The following are tips to help you move on after break up:
- 1. Give yourself a break
- 2. Grieve the loss of relationship
- 3. Do not fight your feelings
- 4. Talk about your feelings
- 5. Keep in mind that moving on is the end goal
- 6. Reach out to others for support during the grieving process
- 7. Take care of yourself
- 8. Make healthy choices
- 9. Learn important lessons from breakup and divorce
1. Give yourself a break
Allow yourself to function at less than optimal level for a period of time. Accept that you may not be able to be as productive in your job or care for others unlike in the past. You are not superman/superwoman so take the time to regroup, re-energize and heal.
2. Grieve the loss of relationship
Grief is a natural response to loss, divorce and breakup involves multiple losses. You need to give yourself time to feel the pain of these losses since grieving is essential to the healing process. The pain of grief is what assists you to let go of past relationships and move on to new things. Your grief may be strong or very intense but it will not last for ever.

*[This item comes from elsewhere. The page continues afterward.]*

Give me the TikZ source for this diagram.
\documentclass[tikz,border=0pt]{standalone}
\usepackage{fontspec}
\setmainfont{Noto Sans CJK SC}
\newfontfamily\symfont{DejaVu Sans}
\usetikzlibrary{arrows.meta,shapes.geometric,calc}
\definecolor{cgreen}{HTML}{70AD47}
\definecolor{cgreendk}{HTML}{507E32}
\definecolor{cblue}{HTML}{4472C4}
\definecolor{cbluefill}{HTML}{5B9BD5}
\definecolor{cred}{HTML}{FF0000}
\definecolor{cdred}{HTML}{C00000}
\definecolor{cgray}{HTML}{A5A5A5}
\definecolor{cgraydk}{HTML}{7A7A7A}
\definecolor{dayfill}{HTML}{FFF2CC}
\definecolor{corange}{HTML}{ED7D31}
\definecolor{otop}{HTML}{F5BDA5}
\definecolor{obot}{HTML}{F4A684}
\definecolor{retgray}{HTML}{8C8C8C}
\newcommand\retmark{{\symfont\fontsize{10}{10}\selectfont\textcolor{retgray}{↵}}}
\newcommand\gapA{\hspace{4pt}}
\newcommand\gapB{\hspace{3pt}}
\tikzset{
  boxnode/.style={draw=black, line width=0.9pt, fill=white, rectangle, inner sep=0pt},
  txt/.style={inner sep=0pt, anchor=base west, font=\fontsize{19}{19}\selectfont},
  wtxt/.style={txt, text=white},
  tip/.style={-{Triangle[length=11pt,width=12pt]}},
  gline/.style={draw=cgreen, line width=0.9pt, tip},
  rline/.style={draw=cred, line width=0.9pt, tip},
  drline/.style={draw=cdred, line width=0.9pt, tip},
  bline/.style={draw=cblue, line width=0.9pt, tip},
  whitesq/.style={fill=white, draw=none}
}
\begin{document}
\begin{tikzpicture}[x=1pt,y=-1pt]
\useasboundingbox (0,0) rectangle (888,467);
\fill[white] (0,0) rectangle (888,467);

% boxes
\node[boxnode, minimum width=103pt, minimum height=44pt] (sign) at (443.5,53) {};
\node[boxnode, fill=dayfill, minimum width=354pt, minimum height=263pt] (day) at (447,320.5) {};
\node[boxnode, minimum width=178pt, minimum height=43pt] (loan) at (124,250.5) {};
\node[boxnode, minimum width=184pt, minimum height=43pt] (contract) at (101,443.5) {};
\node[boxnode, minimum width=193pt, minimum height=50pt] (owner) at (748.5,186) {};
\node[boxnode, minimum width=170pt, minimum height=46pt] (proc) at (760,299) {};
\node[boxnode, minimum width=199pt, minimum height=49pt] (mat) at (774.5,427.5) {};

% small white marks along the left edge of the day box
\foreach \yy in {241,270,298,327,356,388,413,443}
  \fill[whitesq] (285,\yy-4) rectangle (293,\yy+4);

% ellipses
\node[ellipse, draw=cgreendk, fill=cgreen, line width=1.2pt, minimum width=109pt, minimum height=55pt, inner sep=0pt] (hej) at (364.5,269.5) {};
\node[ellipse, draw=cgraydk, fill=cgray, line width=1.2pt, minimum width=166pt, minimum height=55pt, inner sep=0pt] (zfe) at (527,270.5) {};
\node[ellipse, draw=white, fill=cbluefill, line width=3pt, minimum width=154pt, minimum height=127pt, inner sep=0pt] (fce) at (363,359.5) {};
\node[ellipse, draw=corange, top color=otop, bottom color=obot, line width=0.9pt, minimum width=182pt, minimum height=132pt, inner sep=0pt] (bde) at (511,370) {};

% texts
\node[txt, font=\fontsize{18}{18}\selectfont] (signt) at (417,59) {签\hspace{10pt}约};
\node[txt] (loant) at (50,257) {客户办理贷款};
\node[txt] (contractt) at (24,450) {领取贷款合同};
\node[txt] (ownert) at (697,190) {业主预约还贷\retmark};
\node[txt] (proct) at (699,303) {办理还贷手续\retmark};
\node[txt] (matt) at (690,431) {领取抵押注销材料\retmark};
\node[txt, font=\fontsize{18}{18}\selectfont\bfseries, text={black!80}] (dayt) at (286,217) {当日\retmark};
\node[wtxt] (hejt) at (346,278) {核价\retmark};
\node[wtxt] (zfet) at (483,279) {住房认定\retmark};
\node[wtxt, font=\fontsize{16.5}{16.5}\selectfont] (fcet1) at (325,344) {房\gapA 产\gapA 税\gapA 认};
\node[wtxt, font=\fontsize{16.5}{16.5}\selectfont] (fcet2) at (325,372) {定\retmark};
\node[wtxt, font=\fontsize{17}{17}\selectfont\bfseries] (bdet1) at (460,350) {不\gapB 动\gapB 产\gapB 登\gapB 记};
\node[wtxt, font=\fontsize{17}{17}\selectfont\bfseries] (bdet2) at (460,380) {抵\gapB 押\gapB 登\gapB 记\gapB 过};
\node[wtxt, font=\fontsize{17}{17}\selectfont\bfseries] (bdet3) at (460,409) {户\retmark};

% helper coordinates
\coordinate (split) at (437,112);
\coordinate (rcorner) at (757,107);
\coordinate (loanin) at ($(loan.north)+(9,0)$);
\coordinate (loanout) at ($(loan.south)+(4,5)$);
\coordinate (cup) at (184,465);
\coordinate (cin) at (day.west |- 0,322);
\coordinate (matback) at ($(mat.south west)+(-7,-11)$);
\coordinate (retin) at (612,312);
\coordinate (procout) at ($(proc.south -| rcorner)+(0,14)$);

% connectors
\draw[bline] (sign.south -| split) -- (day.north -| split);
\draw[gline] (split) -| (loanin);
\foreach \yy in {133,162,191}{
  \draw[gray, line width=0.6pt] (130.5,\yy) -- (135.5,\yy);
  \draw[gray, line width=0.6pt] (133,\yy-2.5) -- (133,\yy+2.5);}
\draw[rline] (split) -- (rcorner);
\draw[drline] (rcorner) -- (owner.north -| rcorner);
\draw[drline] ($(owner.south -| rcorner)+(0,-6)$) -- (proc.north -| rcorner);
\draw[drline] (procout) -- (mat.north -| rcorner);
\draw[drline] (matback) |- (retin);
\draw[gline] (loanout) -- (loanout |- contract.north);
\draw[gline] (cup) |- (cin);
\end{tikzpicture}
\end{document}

3. Do not fight your feelings
It is normal to experience lots of ups and downs; these include bitterness, confusion, anger and fear. You need to identify and acknowledge these feeling even when they are painful. Trying to ignore or suppress them will only add to the duration of the grief.

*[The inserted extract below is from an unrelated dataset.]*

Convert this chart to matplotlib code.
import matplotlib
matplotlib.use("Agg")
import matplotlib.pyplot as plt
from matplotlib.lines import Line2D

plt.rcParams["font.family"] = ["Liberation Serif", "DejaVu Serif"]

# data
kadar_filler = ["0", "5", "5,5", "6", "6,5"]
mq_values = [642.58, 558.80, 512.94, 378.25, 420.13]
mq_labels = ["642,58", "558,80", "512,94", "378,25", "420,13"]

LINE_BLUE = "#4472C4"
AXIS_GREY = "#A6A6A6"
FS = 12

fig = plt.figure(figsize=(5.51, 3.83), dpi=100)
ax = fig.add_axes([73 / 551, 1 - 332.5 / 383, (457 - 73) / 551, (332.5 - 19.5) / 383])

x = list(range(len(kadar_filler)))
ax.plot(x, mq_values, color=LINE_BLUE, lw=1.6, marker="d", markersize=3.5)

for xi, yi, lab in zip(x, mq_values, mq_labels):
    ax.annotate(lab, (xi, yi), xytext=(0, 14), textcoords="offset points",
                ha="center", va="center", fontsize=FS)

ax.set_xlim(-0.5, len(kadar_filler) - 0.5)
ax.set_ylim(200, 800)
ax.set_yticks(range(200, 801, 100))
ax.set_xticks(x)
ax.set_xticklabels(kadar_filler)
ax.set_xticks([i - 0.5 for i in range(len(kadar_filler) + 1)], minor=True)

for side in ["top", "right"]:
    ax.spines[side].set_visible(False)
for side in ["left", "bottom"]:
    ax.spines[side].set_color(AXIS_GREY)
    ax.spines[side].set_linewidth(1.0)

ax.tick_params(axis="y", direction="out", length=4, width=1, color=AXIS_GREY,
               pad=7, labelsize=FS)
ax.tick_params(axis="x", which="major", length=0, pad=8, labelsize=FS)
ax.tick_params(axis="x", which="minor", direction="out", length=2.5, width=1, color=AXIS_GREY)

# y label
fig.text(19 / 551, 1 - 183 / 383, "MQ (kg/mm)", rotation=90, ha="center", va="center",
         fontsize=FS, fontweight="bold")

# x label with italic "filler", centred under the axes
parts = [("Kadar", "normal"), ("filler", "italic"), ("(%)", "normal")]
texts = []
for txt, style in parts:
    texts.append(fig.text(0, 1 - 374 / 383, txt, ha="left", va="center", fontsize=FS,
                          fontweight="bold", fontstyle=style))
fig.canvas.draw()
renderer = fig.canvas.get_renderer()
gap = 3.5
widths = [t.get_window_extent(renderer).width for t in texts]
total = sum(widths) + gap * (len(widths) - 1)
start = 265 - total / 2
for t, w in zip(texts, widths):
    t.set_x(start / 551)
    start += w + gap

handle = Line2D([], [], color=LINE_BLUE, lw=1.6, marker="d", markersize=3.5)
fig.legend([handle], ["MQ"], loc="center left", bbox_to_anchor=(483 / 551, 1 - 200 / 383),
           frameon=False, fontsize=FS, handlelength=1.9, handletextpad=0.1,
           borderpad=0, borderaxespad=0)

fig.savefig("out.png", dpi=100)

4. Talk about your feelings
It may be difficult to talk about how you feel, however it is critical to find ways to do so when you are grieving. Knowing that others are aware of your feeling will make you feel less lonely and assist you heal. You can also consider keeping a journal to assist you express your feelings.

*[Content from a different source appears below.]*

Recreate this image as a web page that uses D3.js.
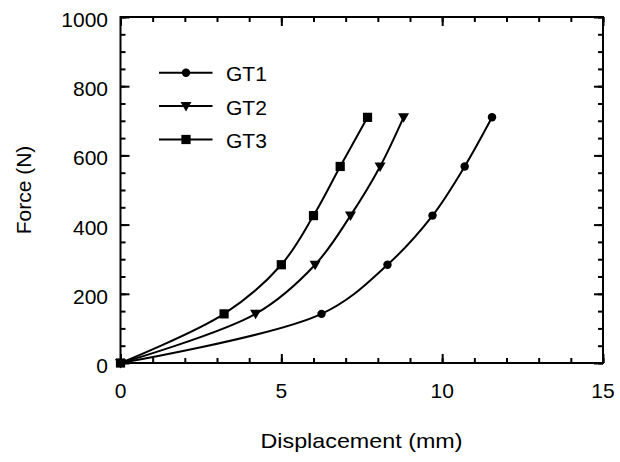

5. Keep in mind that moving on is the end goal
Expressing your feelings will set you free; however it is critical not to dwell on the negative feelings of the failed relationship. Remaining stuck in hurtful feelings such as resentment, anger and blame will rob you of valuable energy and prevent you from moving forward and healing.
6. Reach out to others for support during the grieving process
Support from others is important to help your healing after divorce or breakup. Normally most people who go through the divorce or separation process feel like no one understands them. In the process such people isolate themselves without understanding that this will only make the situation worse.
Rather than isolate yourself, you should spend time with people who adore, energize and value you. During this period, you need to choose the people you confide in and open up wisely. Surround yourself with people who are positive and believe in you. This will help you to feel free when opening up without the fear of being criticized or judged.
7. Take care of yourself
Breakup and divorce can be highly stressful. You will go through emotional upheavals and major changes in life. During this period, you need to take care of yourself since the strain of divorce or breakup can leave you physically and psychologically vulnerable. Ensure that you get plenty of rest and minimize most sources of stress in your life.
8. Make healthy choices
Healthy habits usually get forgotten in the midst of the stress of divorce or breakup. During this period you are likely to find yourself eating junk food or not eating enough. In addition exercise might be harder to fit in your program due to the added pressure at home and insomnia. In spite of this, if you do not make healthy choices, all your effort to move on will be pointless.
9. Learn important lessons from breakup and divorce
Divorce and breakup not only comes with emotional upheavals but they also offer a great learning opportunity. Just because you feel empty and disappointed does not mean that you cannot grow and learn new things from the experience. Rather than sit around in self-pity, consider this as a time-out for sowing the seeds of new growth. Seek to understand yourself, learn from your mistakes and acknowledge the part you played in the breakup.